Luxury living: People moving here will have their pick of some of the most glamorous residential options in the city. Many of the residential options in the area are geared toward people who are extremely busy with their careers and who demand the best. Amenities such as 24-hour doormen and fully equipped gyms are par for the course here.
Easy transport: Times Square is easily the most visited part of the city, with over 300 thousand people passing through daily and almost 40 million annually, and transportation into and out of the area is plentiful. Nearly every train line in the city passes along 42nd Street from east to west, with the S and 7 trains making transferring to other train lines easy. In additional to the subway, buses and cabs are beyond plentiful here.
Too many people: Of course, tourism is vital to the local economy, and the city would have an impossible time trying to survive without them and the businesses that call the area home. But when you have literal hordes of people walking around in what amounts to your front yard, it can be a bit overwhelming, especially when it’s groups of wide-eyed sightseers shuffling along the sidewalks. Again, it’s understandable — that Toys”R”Us Ferris wheel is really something — but when you’re trying to get to work or your apartment, wading through the throngs can be downright maddening.
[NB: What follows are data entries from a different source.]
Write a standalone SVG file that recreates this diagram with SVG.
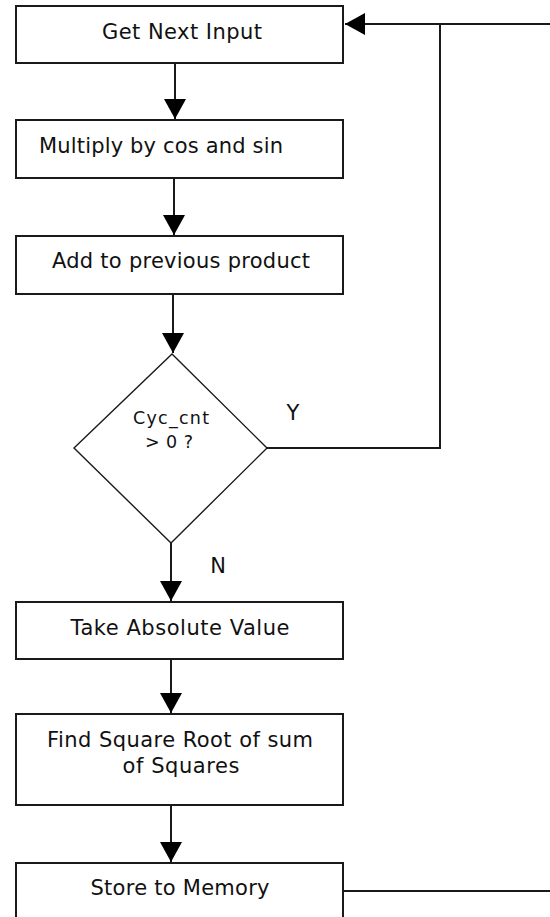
<svg xmlns="http://www.w3.org/2000/svg" width="550" height="917" viewBox="0 0 550 917">
<style>
.box{fill:#fff;stroke:#1a1a1a;stroke-width:2}
.dia{fill:#fff;stroke:#1a1a1a;stroke-width:1.4}
.t{font-family:"DejaVu Sans",Verdana,sans-serif;font-size:21px;fill:#111;text-anchor:middle}
.ts{font-family:"DejaVu Sans",Verdana,sans-serif;font-size:17.5px;fill:#111;text-anchor:middle}
.ln{fill:none;stroke:#1a1a1a;stroke-width:2}
</style>
<defs>
<marker id="ah" markerUnits="userSpaceOnUse" markerWidth="20" markerHeight="22" refX="20" refY="11" orient="auto" viewBox="0 0 20 22">
<path d="M0,0 L20,11 L0,22 z" fill="#000"/>
</marker>
</defs>
<rect width="550" height="917" fill="#fff"/>
<g id="connectors">
<path class="ln" d="M175,64 V119" marker-end="url(#ah)"/>
<path class="ln" d="M174,178 V235" marker-end="url(#ah)"/>
<path class="ln" d="M173,294 V353" marker-end="url(#ah)"/>
<path class="ln" d="M171,543 V601" marker-end="url(#ah)"/>
<path class="ln" d="M171,659 V713" marker-end="url(#ah)"/>
<path class="ln" d="M171,805 V862" marker-end="url(#ah)"/>
<path class="ln" d="M267,448 H440 V24"/>
<path class="ln" d="M550,24 H345" marker-end="url(#ah)"/>
<path class="ln" d="M343,891 H550"/>
</g>
<g id="get-next-input">
<rect class="box" x="16" y="6" width="327" height="57"/>
<text class="t" x="182" y="39" textLength="160" lengthAdjust="spacing">Get Next Input</text>
</g>
<g id="multiply">
<rect class="box" x="16" y="120" width="327" height="58"/>
<text class="t" x="161" y="153" textLength="244" lengthAdjust="spacing">Multiply by cos and sin</text>
</g>
<g id="add-product">
<rect class="box" x="16" y="236" width="327" height="58"/>
<text class="t" x="181" y="268" textLength="258" lengthAdjust="spacing">Add to previous product</text>
</g>
<g id="decision">
<polygon class="dia" points="172,354 267,448 171,543 74,448"/>
<text class="ts" x="171" y="424" textLength="76" lengthAdjust="spacing">Cyc_cnt</text>
<text class="ts" x="169" y="448" textLength="48" lengthAdjust="spacing">&gt; 0 ?</text>
</g>
<g id="labels">
<text class="t" x="293" y="420">Y</text>
<text class="t" x="218" y="573">N</text>
</g>
<g id="absolute">
<rect class="box" x="16" y="602" width="327" height="57"/>
<text class="t" x="180" y="635" textLength="219" lengthAdjust="spacing">Take Absolute Value</text>
</g>
<g id="sqrt">
<rect class="box" x="16" y="714" width="327" height="91"/>
<text class="t" x="180" y="747" textLength="266" lengthAdjust="spacing">Find Square Root of sum</text>
<text class="t" x="181" y="773" textLength="117" lengthAdjust="spacing">of Squares</text>
</g>
<g id="store">
<rect class="box" x="16" y="863" width="327" height="70"/>
<text class="t" x="180" y="895" textLength="179" lengthAdjust="spacing">Store to Memory</text>
</g>
</svg>
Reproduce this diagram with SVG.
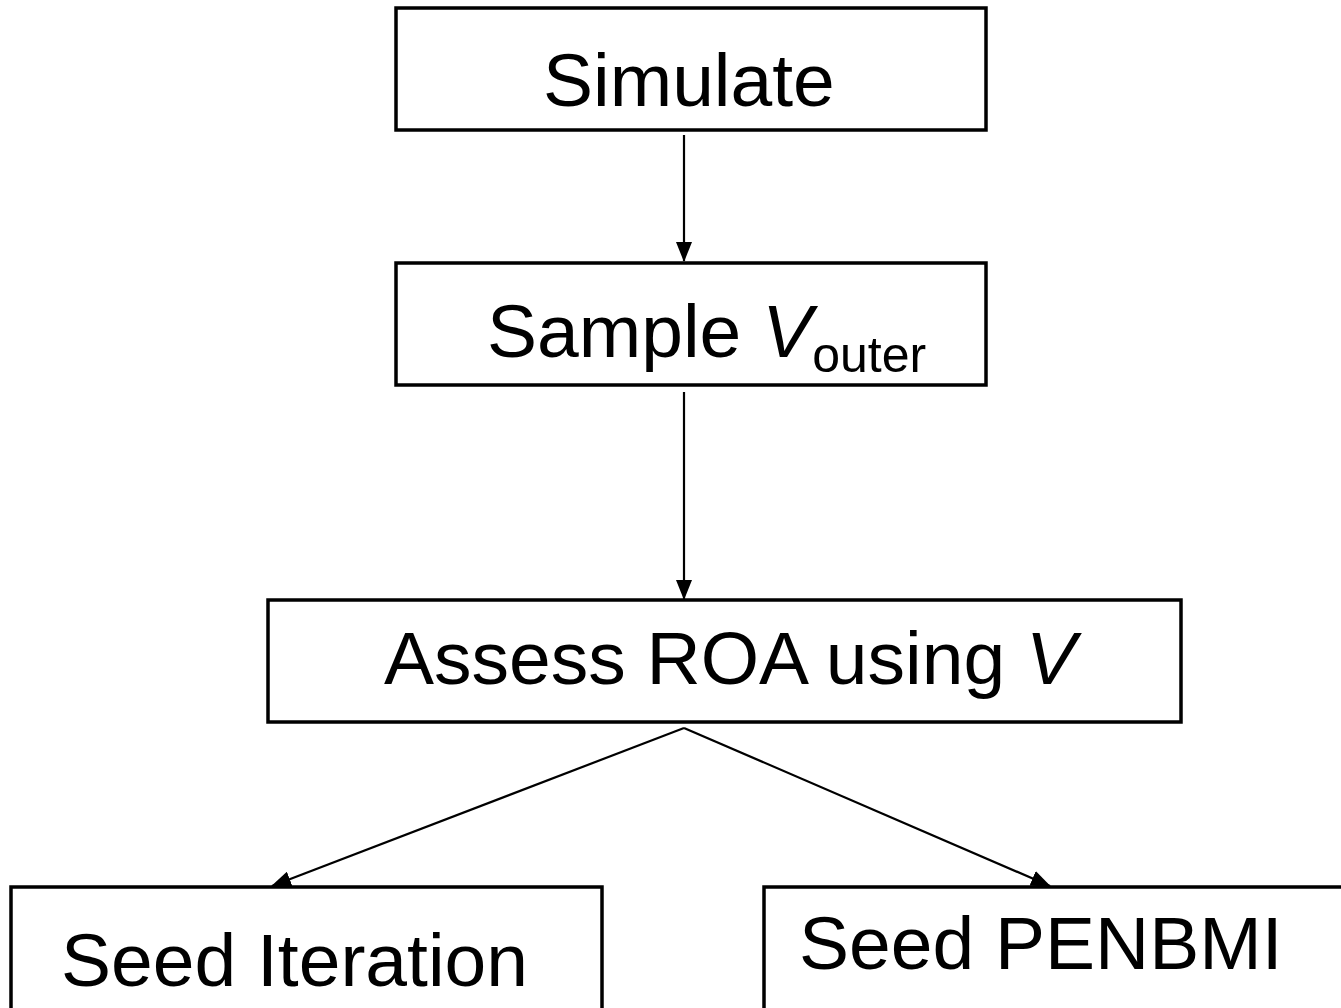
<svg xmlns="http://www.w3.org/2000/svg" width="1341" height="1008" viewBox="0 0 1341 1008">
<style>
.box{fill:#fff;stroke:#000;stroke-width:3.5}
.lbl{font-family:"Liberation Sans",Arial,sans-serif;font-size:75px;fill:#000}
.con{stroke:#000;stroke-width:2.2;fill:none;marker-end:url(#ah)}
</style>
<defs>
<marker id="ah" viewBox="0 0 20 16" refX="19" refY="8" markerWidth="20" markerHeight="16" markerUnits="userSpaceOnUse" orient="auto">
<path d="M0,0 L20,8 L0,16 Z" fill="#000"/>
</marker>
</defs>
<rect width="1341" height="1008" fill="#fff"/>
<g id="connectors">
<line class="con" x1="684" y1="135" x2="684" y2="261"/>
<line class="con" x1="684" y1="392" x2="684" y2="599"/>
<line class="con" x1="684" y1="728" x2="272" y2="886"/>
<line class="con" x1="684" y1="728" x2="1050" y2="886"/>
</g>
<g id="simulate">
<rect class="box" x="396" y="8" width="590" height="122"/>
<text class="lbl" x="543" y="106">Simulate</text>
</g>
<g id="sample">
<rect class="box" x="396" y="263" width="590" height="122"/>
<text class="lbl" x="487" y="357">Sample <tspan font-style="italic">V</tspan><tspan font-size="50" dy="15">outer</tspan></text>
</g>
<g id="assess">
<rect class="box" x="268" y="600" width="913" height="122"/>
<text class="lbl" x="384" y="684">Assess ROA using <tspan font-style="italic">V</tspan></text>
</g>
<g id="seed-iteration">
<rect class="box" x="11" y="887" width="591" height="140"/>
<text class="lbl" x="61" y="986">Seed Iteration</text>
</g>
<g id="seed-penbmi">
<rect class="box" x="764" y="887" width="600" height="140"/>
<text class="lbl" x="799" y="969">Seed PENBMI</text>
</g>
</svg>
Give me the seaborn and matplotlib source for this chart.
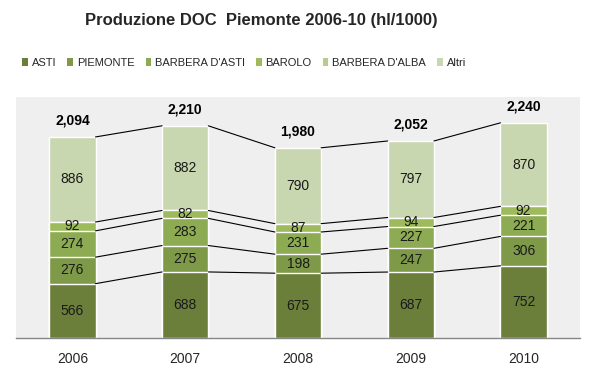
import numpy as np
import matplotlib
matplotlib.use("Agg")
import matplotlib.pyplot as plt
from matplotlib.patches import Patch
import pandas as pd
import seaborn as sns

years = ['2006', '2007', '2008', '2009', '2010']
series = ['ASTI', 'PIEMONTE', "BARBERA D'ASTI", 'BAROLO', "BARBERA D'ALBA", 'Altri']
asti = [566, 688, 675, 687, 752]
piemonte = [276, 275, 198, 247, 306]
barbera_asti = [274, 283, 231, 227, 221]
barolo = [92, 82, 87, 94, 92]
barbera_alba = [0, 0, 0, 0, 0]
altri = [886, 882, 790, 797, 870]
totals = [2094, 2210, 1980, 2052, 2240]

colors = ['#6b7f3b', '#7e9a48', '#8dab53', '#9dbb5c', '#b6cb8c', '#c8d7af']
BG = '#efefef'

values = [asti, piemonte, barbera_asti, barolo, barbera_alba, altri]
cum = np.cumsum(np.array(values), axis=0)

sns.set_style('white')
plt.rcParams['font.family'] = ['Liberation Sans', 'DejaVu Sans']

fig = plt.figure(figsize=(5.98, 3.84), dpi=100)
ax = fig.add_axes([16 / 598, 46 / 384, 564 / 598, 241 / 384])
ax.set_facecolor(BG)

# stacked bars: draw the tallest cumulative layer first
for i in range(len(series) - 1, -1, -1):
    df = pd.DataFrame({'year': years, 'value': cum[i]})
    sns.barplot(data=df, x='year', y='value', color=colors[i], width=0.41,
                edgecolor='white', linewidth=1.0, saturation=1, ax=ax)

half = 0.205
# series lines between bars
for i in range(len(series)):
    if i == 4:
        continue
    for j in range(len(years) - 1):
        ax.plot([j + half, j + 1 - half], [cum[i][j], cum[i][j + 1]],
                color='black', lw=0.8, zorder=1)

# segment labels
for i in range(len(series)):
    for j in range(len(years)):
        v = values[i][j]
        if v == 0:
            continue
        ax.text(j, cum[i][j] - v / 2, str(v), ha='center', va='center',
                fontsize=10, color='#1a1a1a')

for j, t in enumerate(totals):
    ax.text(j, t + 175, f'{t:,}', ha='center', va='center', fontsize=10,
            fontweight='bold', color='black')

ax.set_xlim(-0.5, 4.5)
ax.set_ylim(0, 2510)
ax.set_yticks([])
ax.set_xlabel('')
ax.set_ylabel('')
for s in ['top', 'left', 'right']:
    ax.spines[s].set_visible(False)
ax.spines['bottom'].set_color('#868686')
ax.spines['bottom'].set_linewidth(1.0)
ax.tick_params(axis='x', length=0, pad=10, labelsize=10)

fig.text(261 / 598, 1 - 20 / 384, 'Produzione DOC  Piemonte 2006-10 (hl/1000)',
         ha='center', va='center', fontsize=12, fontweight='bold')

handles = [Patch(facecolor=c, edgecolor='none') for c in colors]
fig.legend(handles, series, loc='center', bbox_to_anchor=(244 / 598, 1 - 63 / 384),
           ncol=6, frameon=False, fontsize=8, handlelength=0.5, handleheight=0.7,
           handletextpad=0.35, columnspacing=1.0, borderpad=0, borderaxespad=0)

fig.savefig('out.png', dpi=100, facecolor='white')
Too expensive: A bottle of water that normally costs one dollar elsewhere can cost three times that in Times Square. Hot dog vendors can charge you $3 for a simple frank. Retailers tend to price things higher in this area in order to cover their own increasing costs. While these are one-off situations for visitors, they’re year-round issues for residents. Luckily, more reasonable prices for things like groceries are simply a subway ride (or a FreshDirect online order) away. Apartments are expensive here, too — but Times Square is one of those places where you get what you pay for.